As the Times reports, Republicans say they will use these issues in part to win back “moderate Republican voters and independents who broke with the party during the Trump years” but have been “alienated” by all this Democratic extremism.

The trick that Republicans will have to pull off is to keep the Trump fires burning brightly for the in-the-tank personality cult base while hiding it where the educated suburbanites don’t see it.

But why might Cheney be complicating this strategy? Because it reveals the radicalization of the Republican Party, in tandem with the GOP base’s continued thraldom to Trump, exactly the figure who drove away those suburbanites in the first place.

Oops. Note that Republican pollster Frank Luntz doesn’t believe the party can pull this off, and that Trump’s Big Lie about the election could cost Republicans next year in the midterms.

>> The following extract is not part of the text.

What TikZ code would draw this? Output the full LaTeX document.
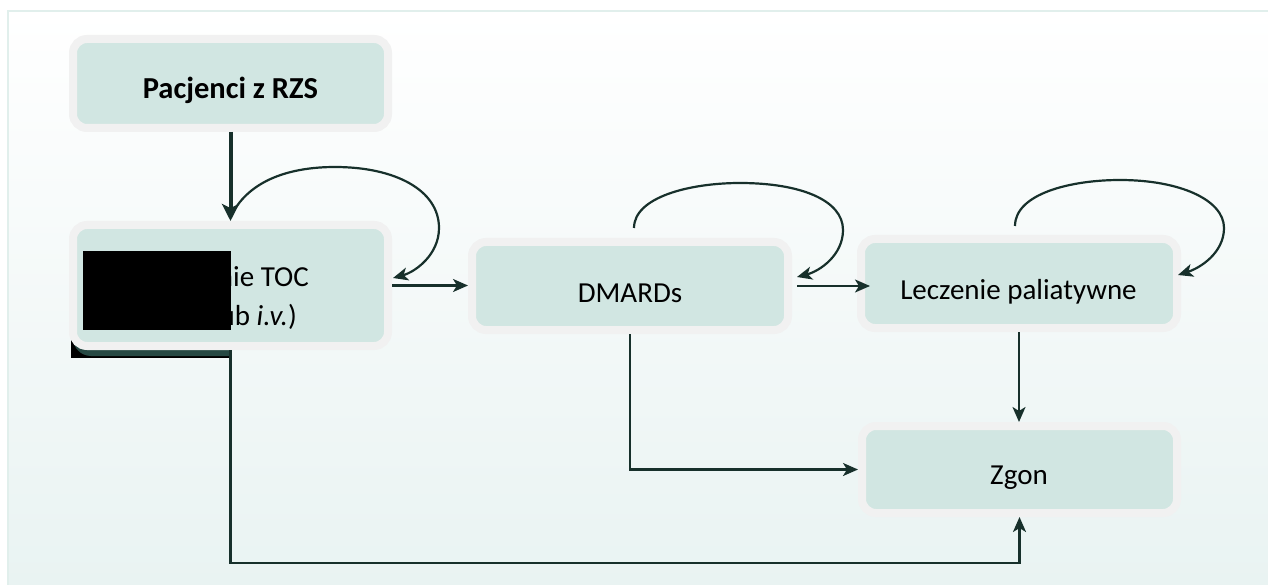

So, while most people speaking for the party are trying not to say it out loud, Trump is the basket in which the GOP is piling all of its eggs. And Liz Cheney is not being the least bit irrational when she says this is a bad idea.

It may be that loyalty to Trump combined with voter suppression and too many complacent Democrats will help Republicans in 2022. But there’s no long-term future for a Republican Party that is nothing but a Trump personality cult. There just isn’t. And it’s fascinating to me that so many prominent Republicans don’t see that.

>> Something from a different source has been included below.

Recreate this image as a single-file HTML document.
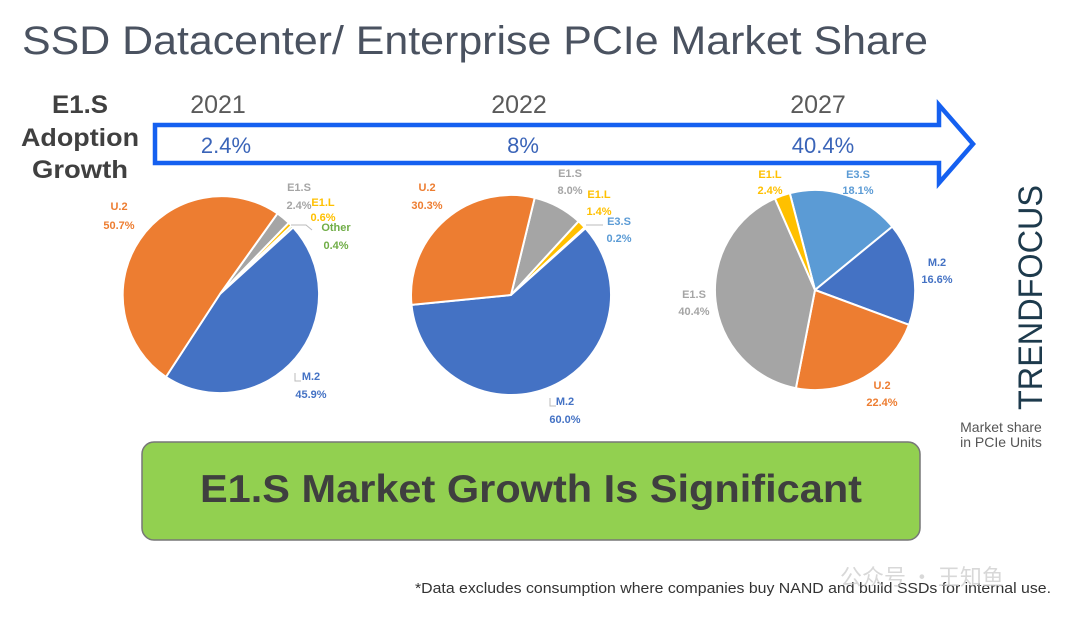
<!DOCTYPE html>
<html><head><meta charset="utf-8"><style>
html,body{margin:0;padding:0;background:#fff;}
svg{display:block;font-family:"Liberation Sans",sans-serif;}
</style></head><body>
<svg width="1080" height="626" viewBox="0 0 1080 626" xmlns="http://www.w3.org/2000/svg">
<rect width="1080" height="626" fill="#fff"/>
<text x="22" y="54" font-size="40" fill="#4a5260" textLength="906" lengthAdjust="spacingAndGlyphs">SSD Datacenter/ Enterprise PCIe Market Share</text>

<g font-weight="bold" font-size="25" fill="#404040" text-anchor="middle">
<text x="80" y="113" textLength="56" lengthAdjust="spacingAndGlyphs">E1.S</text>
<text x="80" y="146" textLength="118" lengthAdjust="spacingAndGlyphs">Adoption</text>
<text x="80" y="178" textLength="96" lengthAdjust="spacingAndGlyphs">Growth</text>
</g>
<g font-size="25" fill="#5a5a5a" text-anchor="middle">
<text x="218" y="113">2021</text><text x="519" y="113">2022</text><text x="818" y="113">2027</text>
</g>
<path d="M155 125 H939 V105 L973 144 L939 183 V163 H155 Z" fill="none" stroke="#1560f0" stroke-width="4.5"/>
<g font-size="22" fill="#3a64b8" text-anchor="middle">
<text x="226" y="153">2.4%</text><text x="523" y="153">8%</text><text x="823" y="153">40.4%</text>
</g>

<g stroke="#fff" stroke-width="2" stroke-linejoin="round">
<path d="M220 294 L277.5 213.4 A99 99 0 0 1 288.8 222.8 Z" fill="#A5A5A5"/>
<path d="M220 294 L288.8 222.8 A99 99 0 0 1 291.6 225.6 Z" fill="#FFC000"/>
<path d="M220 294 L291.6 225.6 A99 99 0 0 1 293.2 227.4 Z" fill="#70AD47"/>
<path d="M220 294 L293.2 227.4 A99 99 0 0 1 165.9 377.0 Z" fill="#4472C4"/>
<path d="M220 294 L165.9 377.0 A99 99 0 1 1 277.5 213.4 Z" fill="#ED7D31"/>

<path d="M511 295 L534.7 197.8 A100 100 0 0 1 578.6 221.3 Z" fill="#A5A5A5"/>
<path d="M511 295 L578.6 221.3 A100 100 0 0 1 584.7 227.4 Z" fill="#FFC000"/>
<path d="M511 295 L584.7 227.4 A100 100 0 0 1 585.5 228.3 Z" fill="#5B9BD5"/>
<path d="M511 295 L585.5 228.3 A100 100 0 1 1 411.5 304.9 Z" fill="#4472C4"/>
<path d="M511 295 L411.5 304.9 A100 100 0 0 1 534.7 197.8 Z" fill="#ED7D31"/>

<path d="M815 290 L789.8 193.2 A100 100 0 0 1 892.3 226.6 Z" fill="#5B9BD5"/>
<path d="M815 290 L892.3 226.6 A100 100 0 0 1 909.0 324.8 Z" fill="#4472C4"/>
<path d="M815 290 L909.0 324.8 A100 100 0 0 1 795.9 388.2 Z" fill="#ED7D31"/>
<path d="M815 290 L795.9 388.2 A100 100 0 0 1 774.9 198.4 Z" fill="#A5A5A5"/>
<path d="M815 290 L774.9 198.4 A100 100 0 0 1 789.8 193.2 Z" fill="#FFC000"/>
</g>
<g stroke="#bbb" fill="none" stroke-width="1">
<path d="M291 225 H306 L312 230"/>
<path d="M586 225 H603"/>
<path d="M295 373 V381 H301"/>
<path d="M550 398 V406 H556"/>
</g>
<g font-size="11" font-weight="bold" text-anchor="middle">
<text x="119" y="210" fill="#ED7D31">U.2</text><text x="119" y="229" fill="#ED7D31">50.7%</text>
<text x="299" y="191" fill="#A5A5A5">E1.S</text><text x="299" y="209" fill="#A5A5A5">2.4%</text>
<text x="323" y="206" fill="#FFC000">E1.L</text><text x="323" y="221" fill="#FFC000">0.6%</text>
<text x="336" y="231" fill="#70AD47">Other</text><text x="336" y="249" fill="#70AD47">0.4%</text>
<text x="311" y="380" fill="#4472C4">M.2</text><text x="311" y="398" fill="#4472C4">45.9%</text>

<text x="427" y="191" fill="#ED7D31">U.2</text><text x="427" y="209" fill="#ED7D31">30.3%</text>
<text x="570" y="177" fill="#A5A5A5">E1.S</text><text x="570" y="194" fill="#A5A5A5">8.0%</text>
<text x="599" y="198" fill="#FFC000">E1.L</text><text x="599" y="215" fill="#FFC000">1.4%</text>
<text x="619" y="225" fill="#5B9BD5">E3.S</text><text x="619" y="242" fill="#5B9BD5">0.2%</text>
<text x="565" y="405" fill="#4472C4">M.2</text><text x="565" y="423" fill="#4472C4">60.0%</text>

<text x="770" y="178" fill="#FFC000">E1.L</text><text x="770" y="194" fill="#FFC000">2.4%</text>
<text x="858" y="178" fill="#5B9BD5">E3.S</text><text x="858" y="194" fill="#5B9BD5">18.1%</text>
<text x="937" y="266" fill="#4472C4">M.2</text><text x="937" y="283" fill="#4472C4">16.6%</text>
<text x="694" y="298" fill="#A5A5A5">E1.S</text><text x="694" y="315" fill="#A5A5A5">40.4%</text>
<text x="882" y="389" fill="#ED7D31">U.2</text><text x="882" y="406" fill="#ED7D31">22.4%</text>
</g>

<text transform="translate(1042,410) rotate(-90)" font-size="34" fill="#1d3a4c" textLength="225" lengthAdjust="spacingAndGlyphs">TRENDFOCUS</text>
<g font-size="14" fill="#555" text-anchor="middle">
<text x="1001" y="432">Market share</text><text x="1001" y="447">in PCIe Units</text>
</g>

<rect x="142" y="442" width="778" height="98" rx="12" fill="#92D050" stroke="#777" stroke-width="1.5"/>
<text x="531" y="502" font-size="39" font-weight="bold" fill="#3f3f3f" text-anchor="middle" textLength="662" lengthAdjust="spacingAndGlyphs">E1.S Market Growth Is Significant</text>

<text x="415" y="593" font-size="14.5" fill="#333" textLength="636" lengthAdjust="spacingAndGlyphs">*Data excludes consumption where companies buy NAND and build SSDs for internal use.</text>
<text x="840" y="585" font-size="22" fill="#c8c8c8" opacity="0.7" font-family="'Noto Sans CJK SC',sans-serif">公众号 · 王知鱼</text>
</svg>
</body></html>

Yesterday I read about a religious cult in Colorado that has been keeping the dead body of their leader in a sleeping bag wrapped with Christmas lights. The leader had been dead for at least a month, possibly several weeks. The followers had believed their guru would lead them into a “fifth dimension,” and her death didn’t seem to discourage them all that much.

I thought the Christmas lights were a nice touch. My point, though, is that people can be brilliant at not seeing the plain truth right in front of them. If one is invested deeply enough in believing in X, it may be that no amount of real-world evidence that X is nonsense will shake that person out of it. You can substitute X with Q if you like.

And the Donald is not going to last forever. When he’s gone, the hollowed-out Republican Party is going to be challenged to remember what it was they were about before Trump came along. Maybe they’ll stuff him into a sleeping bag wrapped with Christmas lights and pretend he’s still there.